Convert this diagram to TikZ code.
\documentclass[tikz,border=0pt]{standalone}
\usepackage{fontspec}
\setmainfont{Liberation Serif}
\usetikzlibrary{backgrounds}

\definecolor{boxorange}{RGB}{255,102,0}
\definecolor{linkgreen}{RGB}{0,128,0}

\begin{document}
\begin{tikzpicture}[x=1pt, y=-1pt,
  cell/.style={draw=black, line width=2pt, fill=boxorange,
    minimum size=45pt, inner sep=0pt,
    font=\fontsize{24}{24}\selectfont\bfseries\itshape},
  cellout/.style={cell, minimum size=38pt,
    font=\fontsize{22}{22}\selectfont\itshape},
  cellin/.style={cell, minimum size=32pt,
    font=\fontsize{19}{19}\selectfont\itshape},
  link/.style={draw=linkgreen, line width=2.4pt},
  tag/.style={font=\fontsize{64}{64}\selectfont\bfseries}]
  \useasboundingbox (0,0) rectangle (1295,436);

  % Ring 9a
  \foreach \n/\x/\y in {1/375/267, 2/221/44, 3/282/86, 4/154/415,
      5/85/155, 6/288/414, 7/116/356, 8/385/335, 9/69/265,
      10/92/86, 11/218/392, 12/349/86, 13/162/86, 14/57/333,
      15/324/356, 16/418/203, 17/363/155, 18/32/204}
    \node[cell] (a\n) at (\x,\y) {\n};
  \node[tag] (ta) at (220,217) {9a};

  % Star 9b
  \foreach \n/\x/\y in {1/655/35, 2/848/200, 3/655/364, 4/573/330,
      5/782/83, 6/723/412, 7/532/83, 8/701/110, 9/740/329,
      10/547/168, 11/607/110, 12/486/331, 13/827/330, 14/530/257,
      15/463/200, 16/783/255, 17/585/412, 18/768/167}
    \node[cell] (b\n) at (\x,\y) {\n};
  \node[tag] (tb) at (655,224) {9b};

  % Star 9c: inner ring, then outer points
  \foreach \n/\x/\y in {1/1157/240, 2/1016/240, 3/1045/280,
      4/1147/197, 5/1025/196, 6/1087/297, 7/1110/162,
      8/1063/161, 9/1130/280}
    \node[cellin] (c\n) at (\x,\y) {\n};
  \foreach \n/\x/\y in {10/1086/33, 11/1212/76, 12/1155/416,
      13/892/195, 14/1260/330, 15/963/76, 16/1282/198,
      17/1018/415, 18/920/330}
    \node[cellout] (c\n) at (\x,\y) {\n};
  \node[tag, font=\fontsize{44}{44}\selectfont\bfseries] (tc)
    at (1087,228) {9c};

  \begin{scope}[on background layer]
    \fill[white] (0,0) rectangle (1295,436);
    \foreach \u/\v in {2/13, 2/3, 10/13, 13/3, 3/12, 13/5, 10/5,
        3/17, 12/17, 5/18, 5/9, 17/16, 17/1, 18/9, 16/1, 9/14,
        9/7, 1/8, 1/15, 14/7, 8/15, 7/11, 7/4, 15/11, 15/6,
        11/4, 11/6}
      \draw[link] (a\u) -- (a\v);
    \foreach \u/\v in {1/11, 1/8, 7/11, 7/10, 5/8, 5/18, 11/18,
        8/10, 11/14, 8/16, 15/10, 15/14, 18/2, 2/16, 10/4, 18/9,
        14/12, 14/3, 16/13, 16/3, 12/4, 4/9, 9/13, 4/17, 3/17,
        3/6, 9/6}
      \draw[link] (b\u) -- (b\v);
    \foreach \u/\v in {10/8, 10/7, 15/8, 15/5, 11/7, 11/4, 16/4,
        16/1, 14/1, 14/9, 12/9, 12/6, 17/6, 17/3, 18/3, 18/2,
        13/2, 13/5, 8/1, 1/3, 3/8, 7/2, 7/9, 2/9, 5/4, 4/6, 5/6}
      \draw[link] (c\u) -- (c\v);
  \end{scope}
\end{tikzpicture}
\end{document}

□ □ □ □ □ □ □

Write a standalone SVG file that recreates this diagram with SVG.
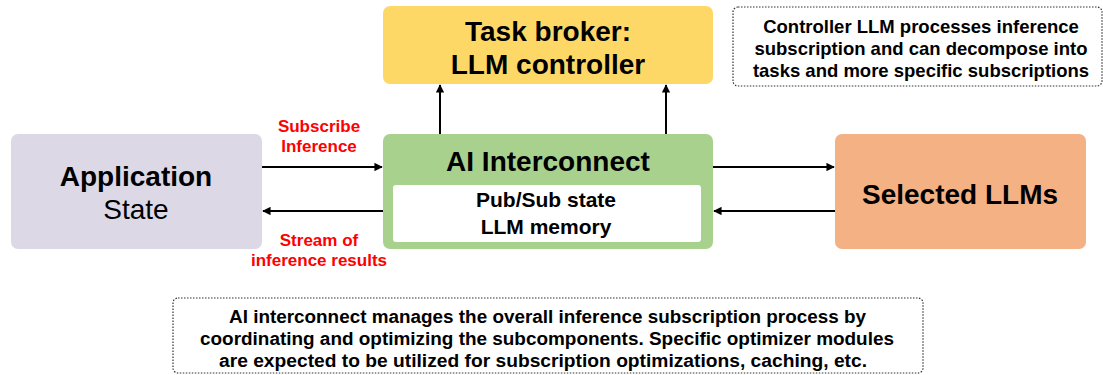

□ □ □ □ □ □ □

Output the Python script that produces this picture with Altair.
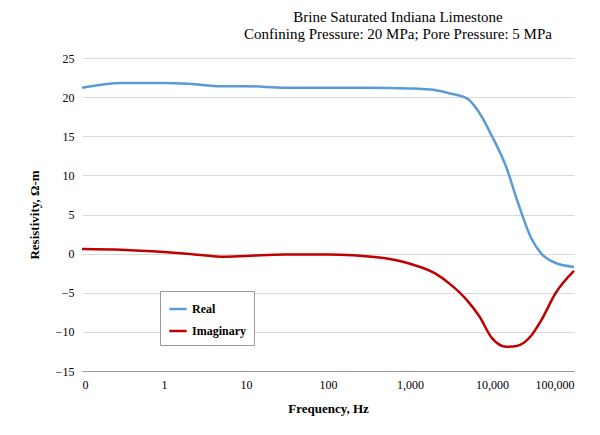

□ □ □ □ □ □ □

**Exercise details**
Extract every line that has the string "diagram" in it.

**Finished answer**
Convert this diagram to TikZ code.
Write a standalone SVG file that recreates this diagram with SVG.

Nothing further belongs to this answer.